Cuando se puso a circular el concepto “Cuarta Transformación” apenas eran perceptibles los primeros atisbos de repulsa al movimiento liderado por López Obrador. Tiempos eran en que la aceptación del recién ungido mandatario tocaba el techo más alto jamás alcanzado por ninguno de sus antecesores. Tan rotunda llegó a ser su aceptación que hasta se sumaron a su causa sectores tradicionalmente reticentes a dejarse seducir por discursos progresistas. Por ese entonces, sólo algunos escépticos tildaban de desmesurado el lema lopezobradorista, por más que el “cambio” implícito en él invitaba a descreer que el país estuviese en la antesala de una modificación del régimen que, con leves variantes pendulares, conocimos un sexenio tras otro. Disectemos con un escalpelo semántico y otro histórico el sentido de la divisa: el numeral “Cuarta” alude a tres eventos que marcaron el devenir de la Patria: Independencia, Reforma y Revolución, con lo que el presidente parecía cometer el desfiguro de equipararse con Hidalgo, Juárez y Madero. Empero, la parte que se refiere al sustantivo “Transformación”, moderaba la intencionalidad de su plan en tanto sugería una innovación, tan profunda como se quiera, pero que no implicaba, por lo menos en principio, la total eliminación de lo existente.

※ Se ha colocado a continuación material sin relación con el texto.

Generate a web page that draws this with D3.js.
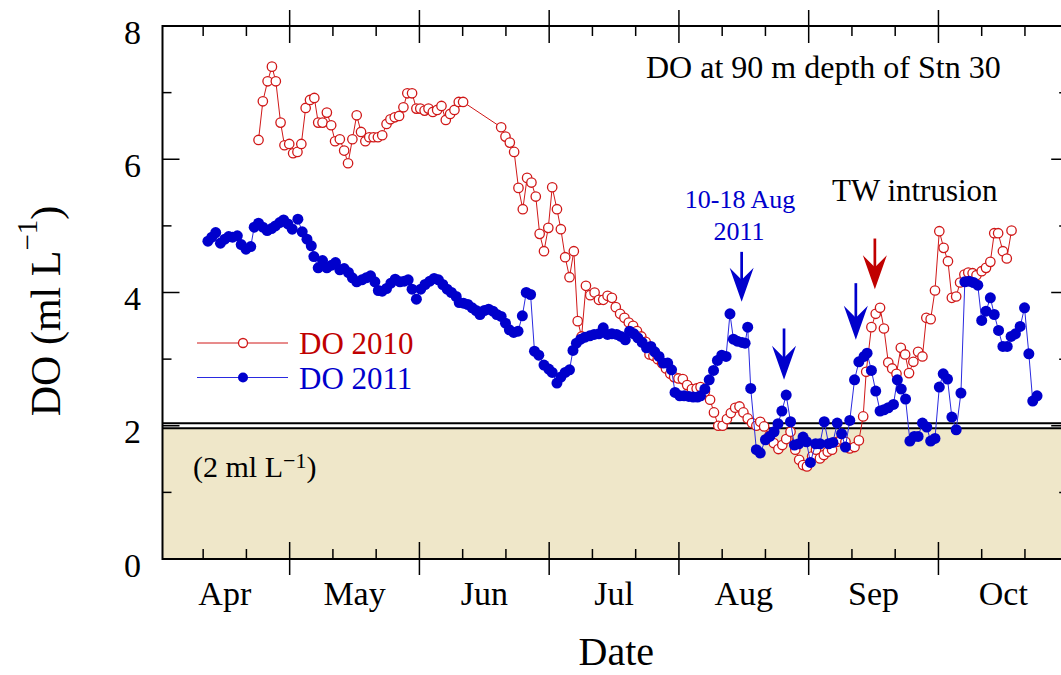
<!DOCTYPE html>
<html><head><meta charset="utf-8">
<script src="https://cdn.jsdelivr.net/npm/d3@7"></script>
<style>
body{margin:0;background:#fff}
svg{display:block}
text{font-family:"Liberation Serif","Times New Roman",serif}
</style>
</head><body>
<svg id="chart" width="1061" height="675"></svg>
<script>
// ---- data (day of year, DO in ml/L) ----
const days2010 = [113.8,114.8,115.9,116.9,117.8,118.9,119.8,120.9,121.8,122.8,123.7,124.7,125.7,126.7,127.6,128.6,129.6,130.6,131.5,132.6,133.6,134.5,135.5,136.5,137.5,138.5,139.4,140.4,141.4,142.4,143.4,144.3,145.3,146.3,147.3,148.2,149.3,150.3,151.2,152.2,153.1,154.1,155.1,156.1,157.1,158.1,159.1,160.1,161.1,
169.9,170.9,171.9,172.9,173.9,174.9,175.9,176.9,177.9,178.8,179.8,180.8,181.7,182.8,183.7,184.7,185.7,186.7,187.6,188.5,189.5,190.5,191.5,192.5,193.5,194.5,195.5,196.4,197.4,198.4,199.4,200.4,201.3,202.3,203.3,204.2,205.1,206.1,207.1,208.0,209.0,209.9,210.9,211.9,212.9,214.0,215.1,216.0,217.0,218.2,219.1,220.1,221.1,222.1,223.0,224.0,225.0,225.9,226.9,227.9,228.9,229.8,230.7,231.9,232.9,234.0,234.9,235.8,236.8,237.9,238.8,239.7,240.6,241.8,242.7,243.6,244.5,245.4,246.4,247.6,248.5,249.5,250.5,251.6,252.6,253.6,254.3,255.5,256.5,257.5,258.4,259.4,260.3,261.3,262.3,263.3,264.2,265.2,266.3,267.3,268.2,269.2,270.2,271.2,272.2,273.2,274.1,275.1,276.0,277.0,277.9,278.9,279.8,281.0,282.0,283.0,283.9,284.8,285.9,286.8,287.9];
const do2010 = [6.29,6.87,7.17,7.39,7.17,6.55,6.21,6.23,6.09,6.11,6.23,6.77,6.89,6.92,6.55,6.55,6.70,6.51,6.27,6.30,6.13,5.94,6.30,6.66,6.41,6.27,6.33,6.33,6.33,6.36,6.53,6.60,6.63,6.65,6.78,6.99,6.99,6.76,6.76,6.73,6.76,6.71,6.74,6.80,6.59,6.68,6.74,6.86,6.86,
6.48,6.34,6.25,6.11,5.57,5.25,5.72,5.65,5.44,4.88,4.62,4.97,5.58,5.25,4.95,4.53,4.23,4.62,3.57,3.34,4.10,3.96,4.00,3.89,3.89,3.95,3.92,3.78,3.68,3.62,3.55,3.50,3.42,3.34,3.26,3.07,3.05,3.00,2.94,2.86,2.78,2.73,2.71,2.70,2.61,2.55,2.56,2.58,2.51,2.39,2.20,2.00,2.00,2.10,2.19,2.27,2.29,2.20,2.11,2.04,2.00,2.06,1.99,1.85,1.74,1.65,1.71,1.80,1.91,1.64,1.49,1.41,1.39,1.54,1.64,1.51,1.56,1.61,1.64,1.76,1.79,1.76,1.66,1.68,1.78,2.14,2.81,3.48,3.68,3.77,3.46,2.95,2.86,2.78,3.17,3.07,2.79,2.96,3.11,3.04,3.62,3.60,4.03,4.92,4.67,4.47,3.92,3.94,4.15,4.27,4.30,4.29,4.26,4.32,4.37,4.46,4.89,4.89,4.62,4.51,4.93];

const days2011 = [102.1,103.0,103.9,105.0,106.0,106.9,107.8,108.9,109.8,110.9,112.0,112.8,113.8,114.8,115.8,116.8,117.7,118.7,119.6,120.6,121.6,122.9,123.9,125.0,126.0,126.6,127.6,128.6,129.6,130.7,131.6,132.6,133.6,134.6,135.5,136.5,137.7,138.7,139.7,140.7,141.5,142.4,143.4,144.4,145.4,146.5,147.5,148.4,149.3,150.3,151.3,152.3,153.4,154.4,155.4,156.4,157.4,158.4,159.5,160.2,161.2,162.2,163.2,164.1,165.0,166.0,167.0,168.0,168.9,169.9,170.9,171.8,172.8,173.8,174.8,175.7,176.7,177.6,178.6,179.8,180.9,181.7,182.8,183.7,184.7,185.7,186.5,187.3,188.3,189.3,190.4,191.4,192.5,193.5,194.5,195.5,196.6,197.6,198.6,199.6,200.6,201.5,202.5,203.5,204.5,205.4,206.4,207.4,208.4,209.3,210.1,211.2,212.2,213.3,214.3,215.3,216.0,217.0,218.0,219.0,219.9,220.9,221.9,222.8,223.6,224.5,225.6,226.3,226.9,227.6,228.9,229.8,231.0,232.0,233.0,233.9,234.8,235.8,236.8,237.7,238.7,239.7,240.5,241.4,242.6,243.6,244.6,245.6,246.6,247.6,248.6,249.5,250.5,251.6,252.6,253.8,254.5,255.5,256.5,257.5,258.4,259.4,260.6,261.5,262.4,263.4,264.4,265.4,266.3,267.3,268.3,269.2,270.2,271.2,272.1,273.1,274.1,275.1,276.2,277.1,278.1,279.1,280.1,281.0,282.0,283.0,283.9,284.9,285.9,286.9,287.8,288.8,289.9,290.9,291.9,292.8,293.8];
const do2011 = [4.77,4.83,4.90,4.74,4.80,4.84,4.83,4.85,4.72,4.65,4.69,4.98,5.04,4.98,4.93,4.96,5.00,5.05,5.09,5.03,4.95,5.10,4.91,4.80,4.70,4.54,4.37,4.48,4.37,4.41,4.45,4.34,4.36,4.30,4.22,4.16,4.19,4.22,4.25,4.16,4.03,4.02,4.06,4.14,4.20,4.16,4.17,4.19,4.05,3.90,4.05,4.12,4.17,4.21,4.19,4.12,4.05,4.00,3.94,3.85,3.84,3.82,3.77,3.73,3.67,3.73,3.75,3.72,3.67,3.64,3.54,3.44,3.40,3.42,3.65,4.00,3.97,3.12,3.06,2.91,2.85,2.80,2.64,2.73,2.80,2.84,3.13,3.24,3.30,3.33,3.35,3.37,3.38,3.47,3.37,3.38,3.37,3.34,3.29,3.42,3.38,3.32,3.25,3.17,3.19,3.11,3.04,2.94,2.94,2.84,2.50,2.45,2.45,2.44,2.43,2.43,2.45,2.55,2.69,2.83,2.98,3.06,3.04,3.68,3.30,3.27,3.25,3.24,3.48,2.56,1.64,1.59,1.79,1.84,1.91,2.03,2.22,2.46,2.06,1.71,1.73,1.83,1.76,1.45,1.73,1.73,2.06,1.73,1.75,2.04,1.88,1.68,2.08,2.69,2.96,3.04,3.09,2.83,2.52,2.22,2.24,2.27,2.32,2.69,2.55,2.40,1.77,1.84,1.84,2.04,1.98,1.77,1.81,2.58,2.78,2.70,2.13,1.94,2.49,4.16,4.17,4.15,4.11,3.58,3.72,3.92,3.67,3.43,3.19,3.19,3.34,3.38,3.49,3.77,3.08,2.37,2.45];

const monthLabels = ["Apr","May","Jun","Jul","Aug","Sep","Oct"];
const monthLabelDays = [106,136,166,196,226,256,286];
const majorTickDays = [121,151,181,211,241,271];
const minorTickDays = [101,111,131,141,161,171,191,201,221,231,251,261,281,291];
const yMajorTicks = [0,2,4,6,8];
const yMinorTicks = [1,3,5,7];
const threshold = 2;
// annotation arrows: day, top value, tip value
const blueArrowDays = [225.5,235.3,251.9];
const blueArrowTop  = [4.61,3.46,4.14];
const blueArrowTip  = [3.86,2.69,3.29];
const redArrowDay = 256.3, redArrowTop = 4.81, redArrowTip = 4.05;

const RED = "#d01818", BLUE = "#0000cc", BLUE_LINE = "#2a2ae0";
const svg = d3.select("#chart");
const x = d3.scaleLinear().domain([91.6, 301]).range([162.5, 1068.2]);
const y = d3.scaleLinear().domain([0, 8]).range([559, 26]);
const X0 = x(91.6), X1 = x(301), Y0 = y(0), Y1 = y(8);

// shaded hypoxia zone
svg.append("rect").attr("x", X0).attr("y", y(threshold) + 2.5)
  .attr("width", X1 - X0).attr("height", Y0 - y(threshold) - 2.5).attr("fill", "#efe7c9");
[-2.5, 2.5].forEach(o => svg.append("line").attr("x1", X0).attr("x2", X1)
  .attr("y1", y(threshold) + o).attr("y2", y(threshold) + o).attr("stroke", "#000").attr("stroke-width", 2));

// frame
svg.append("rect").attr("x", X0).attr("y", Y1).attr("width", X1 - X0).attr("height", Y0 - Y1)
  .attr("fill", "none").attr("stroke", "#000").attr("stroke-width", 2);

const tk = svg.append("g").attr("stroke", "#000").attr("stroke-width", 1.5);
majorTickDays.forEach(d => {
  tk.append("line").attr("x1", x(d)).attr("x2", x(d)).attr("y1", Y1 - 16).attr("y2", Y1 + 17);
  tk.append("line").attr("x1", x(d)).attr("x2", x(d)).attr("y1", Y0 - 17).attr("y2", Y0 + 16);
});
minorTickDays.forEach(d => {
  tk.append("line").attr("x1", x(d)).attr("x2", x(d)).attr("y1", Y1).attr("y2", Y1 + 10);
  tk.append("line").attr("x1", x(d)).attr("x2", x(d)).attr("y1", Y0 - 10).attr("y2", Y0);
});
yMajorTicks.forEach(v => {
  tk.append("line").attr("x1", X0).attr("x2", X0 + 17).attr("y1", y(v)).attr("y2", y(v));
  tk.append("line").attr("x1", X1 - 17).attr("x2", X1).attr("y1", y(v)).attr("y2", y(v));
});
yMinorTicks.forEach(v => {
  tk.append("line").attr("x1", X0).attr("x2", X0 + 9).attr("y1", y(v)).attr("y2", y(v));
  tk.append("line").attr("x1", X1 - 9).attr("x2", X1).attr("y1", y(v)).attr("y2", y(v));
});

// tick labels
yMajorTicks.forEach(v => svg.append("text").attr("x", 141).attr("y", y(v) + 17.5)
  .attr("text-anchor", "end").attr("font-size", 34).text(v));
monthLabels.forEach((m, i) => svg.append("text").attr("x", x(monthLabelDays[i])).attr("y", 605)
  .attr("text-anchor", "middle").attr("font-size", 34).text(m));
svg.append("text").attr("x", (X0 + X1) / 2 + 1).attr("y", 665).attr("text-anchor", "middle")
  .attr("font-size", 40).text("Date");

// y title
const yt = svg.append("text").attr("transform", "translate(60,311) rotate(-90)")
  .attr("text-anchor", "middle").attr("font-size", 42);
yt.append("tspan").text("DO (ml L");
yt.append("tspan").attr("font-size", 29).attr("dy", -23).text("\u22121");
yt.append("tspan").attr("dy", 23).text(")");

// 2 ml label
const tl = svg.append("text").attr("x", 193).attr("y", 477).attr("font-size", 30);
tl.append("tspan").text("(2 ml L");
tl.append("tspan").attr("font-size", 22).attr("dy", -9).text("\u22121");
tl.append("tspan").attr("dy", 9).text(")");

// series
const s2010 = days2010.map((d, i) => [d, do2010[i]]);
const s2011 = days2011.map((d, i) => [d, do2011[i]]);
const line = d3.line().x(p => x(p[0])).y(p => y(p[1]));
svg.append("path").datum(s2010).attr("d", line).attr("fill", "none").attr("stroke", RED).attr("stroke-width", 1);
svg.append("g").selectAll("circle").data(s2010).join("circle")
  .attr("cx", p => x(p[0])).attr("cy", p => y(p[1])).attr("r", 4.7)
  .attr("fill", "#fff").attr("stroke", RED).attr("stroke-width", 1.3);
svg.append("path").datum(s2011).attr("d", line).attr("fill", "none").attr("stroke", BLUE_LINE).attr("stroke-width", 1);
svg.append("g").selectAll("circle").data(s2011).join("circle")
  .attr("cx", p => x(p[0])).attr("cy", p => y(p[1])).attr("r", 5.5).attr("fill", BLUE);

// legend
svg.append("line").attr("x1", 197).attr("x2", 288).attr("y1", 343).attr("y2", 343).attr("stroke", RED).attr("stroke-width", 1);
svg.append("circle").attr("cx", 243).attr("cy", 343).attr("r", 4.5).attr("fill", "#fff").attr("stroke", RED).attr("stroke-width", 1.3);
svg.append("text").attr("x", 299).attr("y", 353.5).attr("font-size", 31).attr("fill", "#c00000").text("DO 2010");
svg.append("line").attr("x1", 197).attr("x2", 288).attr("y1", 377.5).attr("y2", 377.5).attr("stroke", BLUE_LINE).attr("stroke-width", 1);
svg.append("circle").attr("cx", 243).attr("cy", 377.5).attr("r", 5).attr("fill", BLUE);
svg.append("text").attr("x", 299).attr("y", 388.5).attr("font-size", 31).attr("fill", BLUE).text("DO 2011");

// annotations
svg.append("text").attr("x", 646).attr("y", 78).attr("font-size", 32).text("DO at 90 m depth of Stn 30");
svg.append("text").attr("x", 832).attr("y", 201).attr("font-size", 31).text("TW intrusion");
svg.append("text").attr("x", 740).attr("y", 208).attr("text-anchor", "middle").attr("font-size", 26).attr("fill", BLUE).text("10-18 Aug");
svg.append("text").attr("x", 739).attr("y", 240).attr("text-anchor", "middle").attr("font-size", 26).attr("fill", BLUE).text("2011");

function arrow(d, vTop, vTip, color) {
  const ax = x(d), yTop = y(vTop), yTip = y(vTip);
  svg.append("line").attr("x1", ax).attr("x2", ax).attr("y1", yTop).attr("y2", yTip - 20)
    .attr("stroke", color).attr("stroke-width", 2.7);
  svg.append("path").attr("d", `M${ax},${yTip} L${ax - 12},${yTip - 34} L${ax},${yTip - 22} L${ax + 12},${yTip - 34} Z`)
    .attr("fill", color);
}
blueArrowDays.forEach((d, i) => arrow(d, blueArrowTop[i], blueArrowTip[i], BLUE));
arrow(redArrowDay, redArrowTop, redArrowTip, "#c00000");
</script>
</body></html>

El primer año se sucedieron eventos de carácter simbólico, tendientes a acrecentar la empatía existente entre el presidente y la gente que le votó. La credibilidad en sus ofertas se reforzaba con acciones, irrelevantes pero de impacto mediático, como la venta del avión presidencial, sus vuelos en aerolíneas comerciales, la apertura al pueblo de la residencia de Los Pinos, y, en general, con su rechazo al boato de las gestiones prianistas. Capítulo aparte merecen las conferencias mañaneras, instrumento ese sí fundamental de comunicación y propaganda de su ideario. Los analistas se preguntaban si estaban ante una verborrea sentenciosa de corte populista, o ante un diseño político de cambio, definido y formal, que proponía, a la par del emprendimiento de obras de gran envergadura, la puesta en marcha de programas sociales excepcionalmente ambiciosos. Con las primeras se impulsaría el desarrollo del olvidado sureste de México, y con los segundos se rescataría del abandono a las clases marginadas.

Hoy contamos con suficientes elementos para valorar las políticas de López Obrador. Nadie podrá negar que, a cinco años de distancia, México es otro. A unos gustará y a otros no, pero el cambio se produjo y, luego de la elección del 2024, seguramente se va a profundizar. A los programas sociales se debe que ocho millones de mexicanos superaran la pobreza y que se haya dinamizado el mercado interno. Dos Bocas, el Tren Interoceánico y el Maya están por terminarse y se integrarán al circuito de producción y movilidad de la nación. Se probó, en fin, que es posible financiar el gasto público con un régimen austero y sin aumentar la carga fiscal, pero cancelando privilegios a los grandes contribuyentes y manteniendo a raya la corrupción. La economía no se colapsó; por lo contrario, el país vive una etapa de crecimiento propicio para la inversión y los negocios. De otro lado, el camino quedó electoralmente pavimentado para construir el “segundo piso” de la 4T del que habla Claudia Sheinbaum, la candidata morenista a suceder López Obrador. Después de medio siglo en el que PRI y PAN ahondaron la desigualdad y la injusticia social, toca ahora asistir a la siguiente fase de ese inacabado proyecto lopezobradorista a efecto de que, una vez consolidado, corrija sus errores, revise las estrategias en materia de seguridad y salud, y ofrezca certidumbre jurídica a quienes deseen participar en el desarrollo integral y humanista de la República.